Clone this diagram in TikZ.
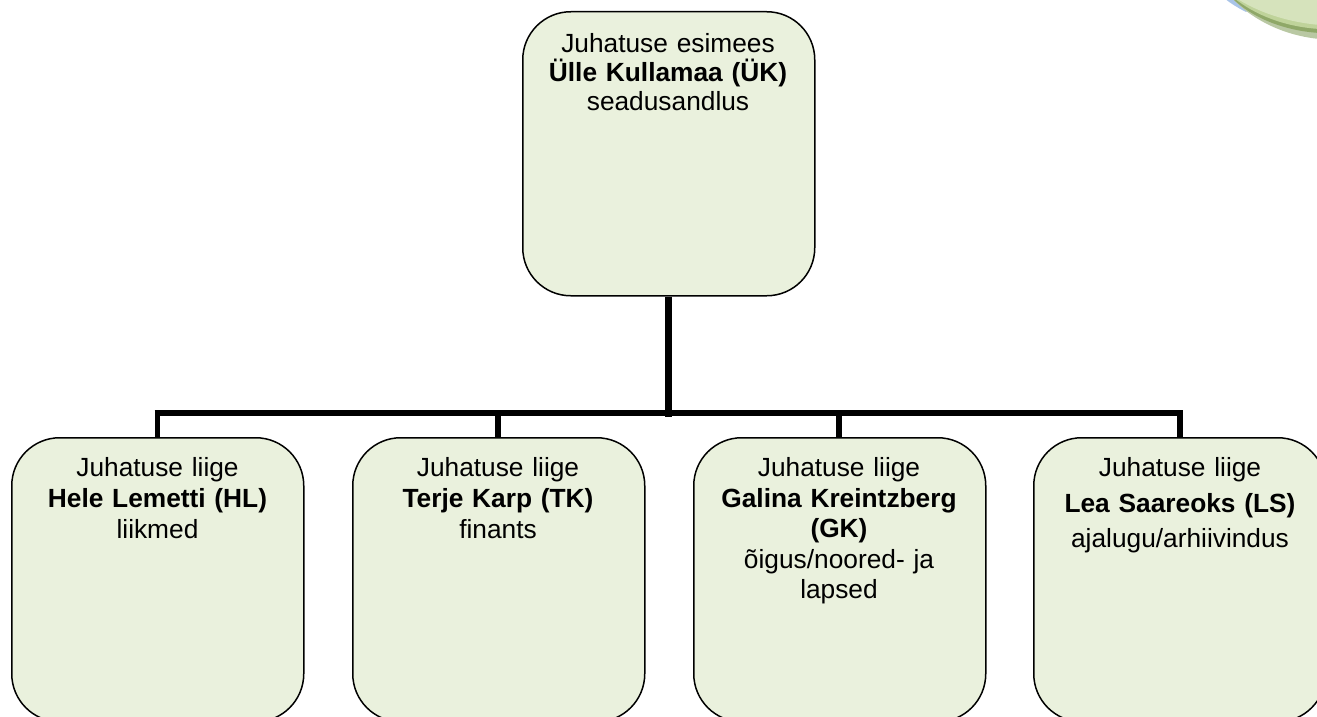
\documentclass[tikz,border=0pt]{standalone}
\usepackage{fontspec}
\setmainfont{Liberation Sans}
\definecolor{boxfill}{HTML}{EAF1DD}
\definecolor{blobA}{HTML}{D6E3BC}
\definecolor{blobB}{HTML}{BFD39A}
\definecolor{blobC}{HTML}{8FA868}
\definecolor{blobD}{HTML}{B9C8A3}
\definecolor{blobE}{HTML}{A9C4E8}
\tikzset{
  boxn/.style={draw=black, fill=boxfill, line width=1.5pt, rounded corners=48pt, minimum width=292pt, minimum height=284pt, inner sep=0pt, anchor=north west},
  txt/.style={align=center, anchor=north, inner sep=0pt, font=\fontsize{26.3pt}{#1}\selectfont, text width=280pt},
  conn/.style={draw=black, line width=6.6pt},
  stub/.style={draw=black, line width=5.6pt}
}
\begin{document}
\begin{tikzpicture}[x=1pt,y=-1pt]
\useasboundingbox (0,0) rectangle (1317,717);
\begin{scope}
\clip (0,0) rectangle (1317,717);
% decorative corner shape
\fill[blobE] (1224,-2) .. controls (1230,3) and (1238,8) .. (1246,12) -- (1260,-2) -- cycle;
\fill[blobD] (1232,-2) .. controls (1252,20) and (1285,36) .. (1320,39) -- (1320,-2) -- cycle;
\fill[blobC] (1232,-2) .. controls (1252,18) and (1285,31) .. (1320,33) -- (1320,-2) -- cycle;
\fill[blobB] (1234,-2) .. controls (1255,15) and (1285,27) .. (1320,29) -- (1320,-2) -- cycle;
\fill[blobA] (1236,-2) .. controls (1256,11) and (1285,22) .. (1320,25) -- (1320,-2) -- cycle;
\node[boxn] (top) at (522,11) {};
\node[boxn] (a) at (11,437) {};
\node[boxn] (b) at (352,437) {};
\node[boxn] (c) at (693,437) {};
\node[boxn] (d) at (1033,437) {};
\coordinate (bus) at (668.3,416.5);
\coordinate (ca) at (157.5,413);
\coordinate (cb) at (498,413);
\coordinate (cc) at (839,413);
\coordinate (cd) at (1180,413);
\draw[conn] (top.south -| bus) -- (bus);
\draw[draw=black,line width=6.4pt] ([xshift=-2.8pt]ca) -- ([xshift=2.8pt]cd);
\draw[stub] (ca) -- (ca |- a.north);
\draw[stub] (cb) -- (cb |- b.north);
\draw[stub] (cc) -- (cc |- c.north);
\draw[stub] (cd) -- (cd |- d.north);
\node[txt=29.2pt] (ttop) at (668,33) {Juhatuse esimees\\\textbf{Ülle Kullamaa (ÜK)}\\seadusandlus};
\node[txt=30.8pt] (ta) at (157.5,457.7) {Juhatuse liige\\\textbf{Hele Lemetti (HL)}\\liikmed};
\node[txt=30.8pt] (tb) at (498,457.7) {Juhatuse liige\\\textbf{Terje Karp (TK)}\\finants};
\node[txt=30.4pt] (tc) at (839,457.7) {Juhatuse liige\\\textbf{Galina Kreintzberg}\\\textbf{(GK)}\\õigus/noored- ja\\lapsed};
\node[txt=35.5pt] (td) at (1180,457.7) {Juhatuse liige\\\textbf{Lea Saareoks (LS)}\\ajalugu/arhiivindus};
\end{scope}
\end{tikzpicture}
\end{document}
◆ ◆ ◆
» WRITTEN PROBLEM
Omit every picture, then reproduce the rest of the listing exactly.

» THE REPLY
Clone this diagram in TikZ.
\documentclass[tikz,border=0pt]{standalone}
\usepackage{fontspec}
\setmainfont{Liberation Sans}
\definecolor{boxfill}{HTML}{EAF1DD}
\definecolor{blobA}{HTML}{D6E3BC}
\definecolor{blobB}{HTML}{BFD39A}
\definecolor{blobC}{HTML}{8FA868}
\definecolor{blobD}{HTML}{B9C8A3}
\definecolor{blobE}{HTML}{A9C4E8}
\tikzset{
  boxn/.style={draw=black, fill=boxfill, line width=1.5pt, rounded corners=48pt, minimum width=292pt, minimum height=284pt, inner sep=0pt, anchor=north west},
  txt/.style={align=center, anchor=north, inner sep=0pt, font=\fontsize{26.3pt}{#1}\selectfont, text width=280pt},
  conn/.style={draw=black, line width=6.6pt},
  stub/.style={draw=black, line width=5.6pt}
}
\begin{document}
\begin{tikzpicture}[x=1pt,y=-1pt]
\useasboundingbox (0,0) rectangle (1317,717);
\begin{scope}
\clip (0,0) rectangle (1317,717);
% decorative corner shape
\fill[blobE] (1224,-2) .. controls (1230,3) and (1238,8) .. (1246,12) -- (1260,-2) -- cycle;
\fill[blobD] (1232,-2) .. controls (1252,20) and (1285,36) .. (1320,39) -- (1320,-2) -- cycle;
\fill[blobC] (1232,-2) .. controls (1252,18) and (1285,31) .. (1320,33) -- (1320,-2) -- cycle;
\fill[blobB] (1234,-2) .. controls (1255,15) and (1285,27) .. (1320,29) -- (1320,-2) -- cycle;
\fill[blobA] (1236,-2) .. controls (1256,11) and (1285,22) .. (1320,25) -- (1320,-2) -- cycle;
\node[boxn] (top) at (522,11) {};
\node[boxn] (a) at (11,437) {};
\node[boxn] (b) at (352,437) {};
\node[boxn] (c) at (693,437) {};
\node[boxn] (d) at (1033,437) {};
\coordinate (bus) at (668.3,416.5);
\coordinate (ca) at (157.5,413);
\coordinate (cb) at (498,413);
\coordinate (cc) at (839,413);
\coordinate (cd) at (1180,413);
\draw[conn] (top.south -| bus) -- (bus);
\draw[draw=black,line width=6.4pt] ([xshift=-2.8pt]ca) -- ([xshift=2.8pt]cd);
\draw[stub] (ca) -- (ca |- a.north);
\draw[stub] (cb) -- (cb |- b.north);
\draw[stub] (cc) -- (cc |- c.north);
\draw[stub] (cd) -- (cd |- d.north);
\node[txt=29.2pt] (ttop) at (668,33) {Juhatuse esimees\\\textbf{Ülle Kullamaa (ÜK)}\\seadusandlus};
\node[txt=30.8pt] (ta) at (157.5,457.7) {Juhatuse liige\\\textbf{Hele Lemetti (HL)}\\liikmed};
\node[txt=30.8pt] (tb) at (498,457.7) {Juhatuse liige\\\textbf{Terje Karp (TK)}\\finants};
\node[txt=30.4pt] (tc) at (839,457.7) {Juhatuse liige\\\textbf{Galina Kreintzberg}\\\textbf{(GK)}\\õigus/noored- ja\\lapsed};
\node[txt=35.5pt] (td) at (1180,457.7) {Juhatuse liige\\\textbf{Lea Saareoks (LS)}\\ajalugu/arhiivindus};
\end{scope}
\end{tikzpicture}
\end{document}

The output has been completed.